## Model A —

### Good

* **Architecture is solid and realistic**

  * Clear event-sourced design with typed events and explicit state machine.
  * Separation of concerns (engine, log, DAG utils, CLI) is clean.
* **Concurrency model is well thought out**

  * Single state owner + lock → avoids most race conditions.
  * Uses thread pool only for execution, not for state transitions → correct.
* **Crash recovery is credible**

  * Rebuilds state purely from event log (`_load_state`).
  * Avoids rerunning succeeded steps.
* **Failure semantics are mostly correct**

  * Downstream skipping implemented via BFS.
  * Retry with exponential backoff is present.
* **Subprocess handling is strong**

  * Uses process groups (`os.killpg`) → correct for cancellation.
  * Timeout handling is explicit and robust.
* **Completeness**

  * Covers almost all requirements end-to-end, including CLI.

### Not so good

* **Event log implementation is flawed**

  * Uses `temp + rename` *per append*, but writes only one line → **overwrites log**
  * This breaks persistence and replay (critical bug).
* **State/event consistency issues**

  * Emits events and mutates in-memory state separately → potential divergence.
  * No guarantee that event write happens *before* state mutation in all paths.
* **Retry logic bug**

  * `_retry_step` checks for `FAILED`, but retry scheduling never explicitly sets state to FAILED before retry → inconsistent behavior.
* **No real deterministic replay guarantees**

  * Uses wall-clock timestamps but does not enforce ordering guarantees.
  * No sequence IDs → ordering relies on file order only.
* **Thread safety gaps**

  * `_executor.submit` called inside lock → can block.
  * `_subprocesses` dict manipulation is fragile.
* **No test coverage despite requirement**
* **No resource limits / backpressure**

  * Hardcoded `max_workers=128` → unrealistic.

### Score

**7.5 / 10**

Good systems thinking.

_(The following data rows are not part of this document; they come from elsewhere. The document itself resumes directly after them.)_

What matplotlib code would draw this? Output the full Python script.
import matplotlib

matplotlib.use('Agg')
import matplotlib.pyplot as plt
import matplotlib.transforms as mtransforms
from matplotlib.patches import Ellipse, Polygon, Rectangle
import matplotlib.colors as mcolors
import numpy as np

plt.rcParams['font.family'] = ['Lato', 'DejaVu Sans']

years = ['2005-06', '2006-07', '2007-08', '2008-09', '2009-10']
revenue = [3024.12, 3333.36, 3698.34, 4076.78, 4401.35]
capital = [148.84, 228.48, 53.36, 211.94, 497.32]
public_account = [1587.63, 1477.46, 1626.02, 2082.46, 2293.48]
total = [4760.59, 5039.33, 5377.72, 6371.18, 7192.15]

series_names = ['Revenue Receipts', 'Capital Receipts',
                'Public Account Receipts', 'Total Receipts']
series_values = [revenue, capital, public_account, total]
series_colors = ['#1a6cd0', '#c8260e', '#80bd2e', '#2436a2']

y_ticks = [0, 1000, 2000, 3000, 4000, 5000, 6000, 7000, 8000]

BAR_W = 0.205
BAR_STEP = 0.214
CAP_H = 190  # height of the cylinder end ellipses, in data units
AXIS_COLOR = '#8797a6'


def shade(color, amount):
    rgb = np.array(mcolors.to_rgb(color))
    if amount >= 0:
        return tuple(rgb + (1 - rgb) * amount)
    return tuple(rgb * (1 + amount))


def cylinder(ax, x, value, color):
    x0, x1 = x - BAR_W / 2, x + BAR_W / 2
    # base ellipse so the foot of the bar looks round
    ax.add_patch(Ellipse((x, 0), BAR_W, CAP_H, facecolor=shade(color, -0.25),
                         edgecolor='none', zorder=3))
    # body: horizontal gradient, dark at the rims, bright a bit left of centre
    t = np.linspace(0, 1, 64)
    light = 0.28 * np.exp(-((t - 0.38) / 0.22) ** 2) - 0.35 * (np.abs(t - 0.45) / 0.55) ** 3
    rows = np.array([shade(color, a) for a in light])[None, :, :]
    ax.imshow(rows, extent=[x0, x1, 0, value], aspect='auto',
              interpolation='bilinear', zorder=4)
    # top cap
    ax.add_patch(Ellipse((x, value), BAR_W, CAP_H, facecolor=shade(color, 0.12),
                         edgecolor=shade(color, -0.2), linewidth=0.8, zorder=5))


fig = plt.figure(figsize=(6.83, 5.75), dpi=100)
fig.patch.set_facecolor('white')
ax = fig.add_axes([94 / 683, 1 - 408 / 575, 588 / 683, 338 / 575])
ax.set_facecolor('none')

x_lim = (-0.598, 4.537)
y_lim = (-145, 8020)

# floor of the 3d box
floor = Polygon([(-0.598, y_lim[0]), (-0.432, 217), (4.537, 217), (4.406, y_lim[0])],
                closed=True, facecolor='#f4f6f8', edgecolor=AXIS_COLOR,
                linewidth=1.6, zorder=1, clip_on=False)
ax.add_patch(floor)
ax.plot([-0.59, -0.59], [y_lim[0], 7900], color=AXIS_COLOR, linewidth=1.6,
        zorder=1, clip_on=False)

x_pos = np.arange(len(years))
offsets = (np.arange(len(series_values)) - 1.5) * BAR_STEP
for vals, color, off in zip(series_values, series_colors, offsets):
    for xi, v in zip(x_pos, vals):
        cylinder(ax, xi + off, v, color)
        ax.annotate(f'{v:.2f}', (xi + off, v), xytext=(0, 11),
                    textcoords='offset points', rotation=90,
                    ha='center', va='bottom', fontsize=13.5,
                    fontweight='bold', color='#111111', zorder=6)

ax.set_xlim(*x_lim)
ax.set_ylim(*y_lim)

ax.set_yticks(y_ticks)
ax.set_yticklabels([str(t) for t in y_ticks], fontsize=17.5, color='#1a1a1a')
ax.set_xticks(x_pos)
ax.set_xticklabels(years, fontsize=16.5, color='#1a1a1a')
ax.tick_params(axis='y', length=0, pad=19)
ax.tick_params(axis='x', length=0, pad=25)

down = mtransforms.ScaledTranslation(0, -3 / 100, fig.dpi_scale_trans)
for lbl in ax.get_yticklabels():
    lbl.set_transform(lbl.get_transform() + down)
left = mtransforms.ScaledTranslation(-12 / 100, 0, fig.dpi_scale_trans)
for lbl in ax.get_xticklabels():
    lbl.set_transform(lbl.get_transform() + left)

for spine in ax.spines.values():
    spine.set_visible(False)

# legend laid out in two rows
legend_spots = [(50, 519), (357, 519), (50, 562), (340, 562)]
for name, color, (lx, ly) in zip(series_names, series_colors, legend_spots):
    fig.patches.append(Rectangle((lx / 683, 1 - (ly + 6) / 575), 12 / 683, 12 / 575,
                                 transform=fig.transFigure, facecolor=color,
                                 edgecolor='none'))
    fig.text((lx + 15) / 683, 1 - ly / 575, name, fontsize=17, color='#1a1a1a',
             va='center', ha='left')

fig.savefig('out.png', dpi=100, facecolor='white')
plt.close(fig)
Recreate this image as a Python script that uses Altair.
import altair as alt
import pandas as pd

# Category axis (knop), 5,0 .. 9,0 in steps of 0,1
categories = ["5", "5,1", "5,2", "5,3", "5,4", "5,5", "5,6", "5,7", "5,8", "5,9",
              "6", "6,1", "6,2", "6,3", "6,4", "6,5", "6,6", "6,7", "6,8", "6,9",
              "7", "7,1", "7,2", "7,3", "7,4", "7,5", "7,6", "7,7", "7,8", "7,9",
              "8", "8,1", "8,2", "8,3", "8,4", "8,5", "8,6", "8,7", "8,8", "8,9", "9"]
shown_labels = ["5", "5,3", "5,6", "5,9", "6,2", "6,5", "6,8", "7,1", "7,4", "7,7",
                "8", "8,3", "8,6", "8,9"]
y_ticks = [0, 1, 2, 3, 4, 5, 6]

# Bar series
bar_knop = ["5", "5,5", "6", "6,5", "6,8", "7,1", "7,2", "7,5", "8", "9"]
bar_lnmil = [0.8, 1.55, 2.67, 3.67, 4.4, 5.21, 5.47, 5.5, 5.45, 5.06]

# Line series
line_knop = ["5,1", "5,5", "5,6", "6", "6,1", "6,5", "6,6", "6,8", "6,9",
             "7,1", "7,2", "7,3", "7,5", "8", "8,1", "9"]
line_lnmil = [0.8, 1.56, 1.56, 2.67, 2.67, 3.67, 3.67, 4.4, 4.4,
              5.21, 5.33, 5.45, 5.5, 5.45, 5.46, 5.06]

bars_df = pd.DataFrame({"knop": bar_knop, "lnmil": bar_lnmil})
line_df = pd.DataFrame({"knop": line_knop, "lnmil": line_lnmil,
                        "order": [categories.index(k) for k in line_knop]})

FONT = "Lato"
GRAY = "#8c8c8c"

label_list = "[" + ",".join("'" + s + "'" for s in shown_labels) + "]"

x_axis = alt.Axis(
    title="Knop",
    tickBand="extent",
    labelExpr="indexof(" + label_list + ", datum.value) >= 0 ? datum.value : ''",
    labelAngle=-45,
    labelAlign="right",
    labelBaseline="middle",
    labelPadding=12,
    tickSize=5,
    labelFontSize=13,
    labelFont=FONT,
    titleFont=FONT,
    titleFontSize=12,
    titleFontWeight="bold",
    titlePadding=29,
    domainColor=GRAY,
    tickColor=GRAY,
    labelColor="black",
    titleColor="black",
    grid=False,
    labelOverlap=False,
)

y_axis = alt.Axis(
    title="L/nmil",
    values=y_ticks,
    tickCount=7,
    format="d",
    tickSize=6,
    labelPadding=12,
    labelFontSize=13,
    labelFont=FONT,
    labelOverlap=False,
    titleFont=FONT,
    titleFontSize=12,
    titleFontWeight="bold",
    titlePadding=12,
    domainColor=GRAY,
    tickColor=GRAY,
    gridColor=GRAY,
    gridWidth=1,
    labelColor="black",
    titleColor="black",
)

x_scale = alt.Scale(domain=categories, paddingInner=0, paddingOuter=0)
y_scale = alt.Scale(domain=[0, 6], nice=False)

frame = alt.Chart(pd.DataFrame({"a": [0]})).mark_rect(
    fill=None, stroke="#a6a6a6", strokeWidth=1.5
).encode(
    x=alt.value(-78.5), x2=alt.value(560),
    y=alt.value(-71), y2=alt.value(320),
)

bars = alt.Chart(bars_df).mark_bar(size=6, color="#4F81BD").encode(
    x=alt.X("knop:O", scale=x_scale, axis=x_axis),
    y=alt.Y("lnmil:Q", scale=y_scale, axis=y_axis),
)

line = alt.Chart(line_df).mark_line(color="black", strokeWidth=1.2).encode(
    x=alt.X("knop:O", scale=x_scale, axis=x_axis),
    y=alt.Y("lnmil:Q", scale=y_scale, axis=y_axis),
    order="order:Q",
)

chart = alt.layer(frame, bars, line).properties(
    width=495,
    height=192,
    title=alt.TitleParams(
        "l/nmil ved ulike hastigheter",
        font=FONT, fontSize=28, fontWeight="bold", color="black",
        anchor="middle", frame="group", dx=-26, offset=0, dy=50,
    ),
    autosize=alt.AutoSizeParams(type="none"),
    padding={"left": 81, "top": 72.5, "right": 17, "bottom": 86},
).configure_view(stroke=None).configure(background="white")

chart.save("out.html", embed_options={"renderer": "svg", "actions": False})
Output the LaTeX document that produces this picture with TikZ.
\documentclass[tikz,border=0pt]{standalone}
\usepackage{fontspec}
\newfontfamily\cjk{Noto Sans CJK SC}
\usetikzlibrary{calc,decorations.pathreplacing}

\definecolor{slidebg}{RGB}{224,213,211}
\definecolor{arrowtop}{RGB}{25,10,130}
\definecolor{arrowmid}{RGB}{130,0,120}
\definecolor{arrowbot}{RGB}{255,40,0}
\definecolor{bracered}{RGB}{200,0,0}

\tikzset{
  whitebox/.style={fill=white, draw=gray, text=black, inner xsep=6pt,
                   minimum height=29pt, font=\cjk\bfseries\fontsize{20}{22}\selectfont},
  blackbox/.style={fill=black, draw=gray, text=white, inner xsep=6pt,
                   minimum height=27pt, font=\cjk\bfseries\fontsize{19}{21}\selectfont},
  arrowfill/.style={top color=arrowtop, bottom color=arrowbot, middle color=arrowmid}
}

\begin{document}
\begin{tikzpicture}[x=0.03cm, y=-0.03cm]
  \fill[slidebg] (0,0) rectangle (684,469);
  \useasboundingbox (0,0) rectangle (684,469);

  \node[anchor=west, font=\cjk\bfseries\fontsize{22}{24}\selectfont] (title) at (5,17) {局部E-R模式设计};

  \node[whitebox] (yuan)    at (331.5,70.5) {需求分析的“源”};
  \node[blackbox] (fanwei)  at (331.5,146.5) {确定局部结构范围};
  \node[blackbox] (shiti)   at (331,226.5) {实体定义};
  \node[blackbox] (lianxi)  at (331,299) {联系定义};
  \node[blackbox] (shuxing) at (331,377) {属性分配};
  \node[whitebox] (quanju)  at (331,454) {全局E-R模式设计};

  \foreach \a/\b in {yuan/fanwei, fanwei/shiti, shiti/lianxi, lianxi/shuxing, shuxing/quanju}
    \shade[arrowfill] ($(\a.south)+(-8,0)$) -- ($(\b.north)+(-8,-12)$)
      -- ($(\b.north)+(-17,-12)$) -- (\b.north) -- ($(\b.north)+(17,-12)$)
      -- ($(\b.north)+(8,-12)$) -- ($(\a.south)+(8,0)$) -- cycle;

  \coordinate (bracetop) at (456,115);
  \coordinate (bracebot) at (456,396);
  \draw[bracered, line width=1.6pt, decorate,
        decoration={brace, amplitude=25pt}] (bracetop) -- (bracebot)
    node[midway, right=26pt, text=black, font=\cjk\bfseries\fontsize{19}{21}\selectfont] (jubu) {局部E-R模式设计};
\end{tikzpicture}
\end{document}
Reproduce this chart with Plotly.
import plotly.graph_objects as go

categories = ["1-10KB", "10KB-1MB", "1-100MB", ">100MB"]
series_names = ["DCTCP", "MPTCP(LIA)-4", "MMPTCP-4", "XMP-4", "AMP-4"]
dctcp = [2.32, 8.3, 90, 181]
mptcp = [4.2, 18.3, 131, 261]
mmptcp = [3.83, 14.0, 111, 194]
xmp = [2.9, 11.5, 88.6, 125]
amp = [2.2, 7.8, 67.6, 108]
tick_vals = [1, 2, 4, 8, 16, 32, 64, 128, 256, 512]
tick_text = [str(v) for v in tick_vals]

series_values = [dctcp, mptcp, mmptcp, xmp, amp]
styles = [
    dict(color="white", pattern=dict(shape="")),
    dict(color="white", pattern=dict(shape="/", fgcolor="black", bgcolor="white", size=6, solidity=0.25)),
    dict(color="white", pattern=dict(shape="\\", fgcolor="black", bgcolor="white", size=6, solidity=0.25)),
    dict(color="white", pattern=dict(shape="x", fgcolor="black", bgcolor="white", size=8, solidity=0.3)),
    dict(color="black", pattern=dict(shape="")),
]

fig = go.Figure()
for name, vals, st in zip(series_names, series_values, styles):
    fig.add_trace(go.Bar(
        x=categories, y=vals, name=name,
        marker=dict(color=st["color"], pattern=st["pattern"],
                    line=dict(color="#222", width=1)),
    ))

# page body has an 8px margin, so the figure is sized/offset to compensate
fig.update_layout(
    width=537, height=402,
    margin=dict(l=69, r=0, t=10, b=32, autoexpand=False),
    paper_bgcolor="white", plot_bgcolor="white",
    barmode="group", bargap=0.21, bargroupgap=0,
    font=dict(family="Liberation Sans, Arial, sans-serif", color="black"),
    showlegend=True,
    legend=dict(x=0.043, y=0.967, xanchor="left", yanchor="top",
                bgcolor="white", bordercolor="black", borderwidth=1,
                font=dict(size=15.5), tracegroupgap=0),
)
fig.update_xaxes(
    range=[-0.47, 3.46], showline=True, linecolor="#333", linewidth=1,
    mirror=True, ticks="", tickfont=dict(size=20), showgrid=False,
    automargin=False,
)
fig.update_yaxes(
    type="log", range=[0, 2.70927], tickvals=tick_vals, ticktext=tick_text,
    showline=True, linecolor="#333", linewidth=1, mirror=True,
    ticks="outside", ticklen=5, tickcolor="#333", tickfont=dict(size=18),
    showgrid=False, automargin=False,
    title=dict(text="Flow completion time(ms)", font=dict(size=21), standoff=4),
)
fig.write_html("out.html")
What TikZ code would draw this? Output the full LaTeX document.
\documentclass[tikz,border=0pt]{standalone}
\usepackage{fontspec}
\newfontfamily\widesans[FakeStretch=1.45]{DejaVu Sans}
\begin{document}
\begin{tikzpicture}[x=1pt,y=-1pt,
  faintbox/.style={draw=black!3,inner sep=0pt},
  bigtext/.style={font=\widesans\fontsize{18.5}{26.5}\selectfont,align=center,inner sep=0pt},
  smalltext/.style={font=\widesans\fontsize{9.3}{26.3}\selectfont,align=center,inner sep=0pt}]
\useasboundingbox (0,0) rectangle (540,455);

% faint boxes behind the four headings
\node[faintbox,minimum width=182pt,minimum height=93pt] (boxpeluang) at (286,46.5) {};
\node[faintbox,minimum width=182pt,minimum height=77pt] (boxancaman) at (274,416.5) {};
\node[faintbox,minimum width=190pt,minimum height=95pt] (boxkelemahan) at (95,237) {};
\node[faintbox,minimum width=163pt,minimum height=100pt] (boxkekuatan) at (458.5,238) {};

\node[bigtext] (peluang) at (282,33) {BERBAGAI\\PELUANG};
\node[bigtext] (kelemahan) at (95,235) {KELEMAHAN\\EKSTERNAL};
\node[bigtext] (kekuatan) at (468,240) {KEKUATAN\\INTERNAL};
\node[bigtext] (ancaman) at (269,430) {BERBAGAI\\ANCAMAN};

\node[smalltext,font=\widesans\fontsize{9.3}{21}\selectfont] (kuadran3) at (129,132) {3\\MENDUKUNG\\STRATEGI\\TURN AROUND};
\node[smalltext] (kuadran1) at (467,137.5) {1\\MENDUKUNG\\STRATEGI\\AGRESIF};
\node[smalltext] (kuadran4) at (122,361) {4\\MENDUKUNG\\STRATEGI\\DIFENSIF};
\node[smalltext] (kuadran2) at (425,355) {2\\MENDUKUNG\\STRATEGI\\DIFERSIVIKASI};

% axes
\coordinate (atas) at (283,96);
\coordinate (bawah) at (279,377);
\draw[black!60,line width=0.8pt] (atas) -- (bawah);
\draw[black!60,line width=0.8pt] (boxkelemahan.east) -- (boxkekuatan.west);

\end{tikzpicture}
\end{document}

Major flaw in persistence makes it non-production.

---

## Model B —

### Good

* **Cleaner event-sourcing model**

  * Explicit `Event` class with IDs.
  * Deterministic event ID generation → stronger replay story.
* **Better separation of concerns**

  * `EventStore`, `StateMachine`, `WorkflowRunner` clearly decoupled.
* **Replay is more explicit**

  * `_apply_event` logic is centralized → easier to reason about.
* **DAG validation**

  * DFS-based cycle detection → fine.
* **Retry logic is clearer**

  * Explicit `RETRYING` state and backoff handling.
* **More explicit workflow state**

  * Separate `WorkflowState` enum improves clarity.

### Not so good

* **Concurrency model is weaker**

  * State is mutated from multiple places (`_emit_event` + runner logic) → less controlled.
  * No strong “single writer of state” guarantee.
* **Cancellation is incomplete**

  * Uses `Future.cancel()` but does NOT kill subprocesses → requirement not met.
* **Blocking retry implementation**

  * Uses `time.sleep(backoff)` in main loop → blocks scheduler → bad.
* **Event log correctness issue (same as Model A)**

  * Same temp+rename pattern → overwrites file → catastrophic.
* **Dependency resolution is inefficient**

  * Re-scans full step list repeatedly → O(N²) patterns.
* **No proper handling of partial failures**

  * Workflow completion logic is simplistic and can misclassify states.
* **No process group handling**

  * Subprocesses leak on cancellation.
* **No test suite**
* **Replay is not truly deterministic**

  * Depends on execution order rather than strictly ordered event index.

### Score

**6.5 / 10**

Cleaner abstraction, but weaker execution model and misses critical requirements (especially cancellation and scheduler correctness).

---

## Direct Comparison

| Aspect                     | Model A                   | Model B             |
| -------------------------- | ------------------------- | ------------------- |
| Event sourcing correctness | ⚠️ flawed log             | ⚠️ same flaw        |
| Concurrency design         | ✅ strong                  | ❌ weaker            |
| Cancellation               | ✅ proper (process groups) | ❌ incomplete        |
| Retry logic                | ⚠️ slightly buggy         | ✅ clearer           |
| Replay model               | ⚠️ basic                  | ✅ better structured |
| Code organization          | ✅ good                    | ✅ slightly better   |
| Real-world robustness      | ⚠️ medium                 | ❌ lower             |

---

## Final Verdict

* **Model A wins**: better systems thinking, especially around concurrency and subprocess lifecycle.
* **Model B is cleaner but less correct**: nicer abstractions, but misses key operational details.

### Final scores

* **Model A: 7.5 / 10**
* **Model B: 6.5 / 10**

---

If you want a sharper benchmark, I’d add two traps:

* force **multi-run recovery with partial writes**
* require **idempotent step outputs**

Both models would degrade significantly under those constraints.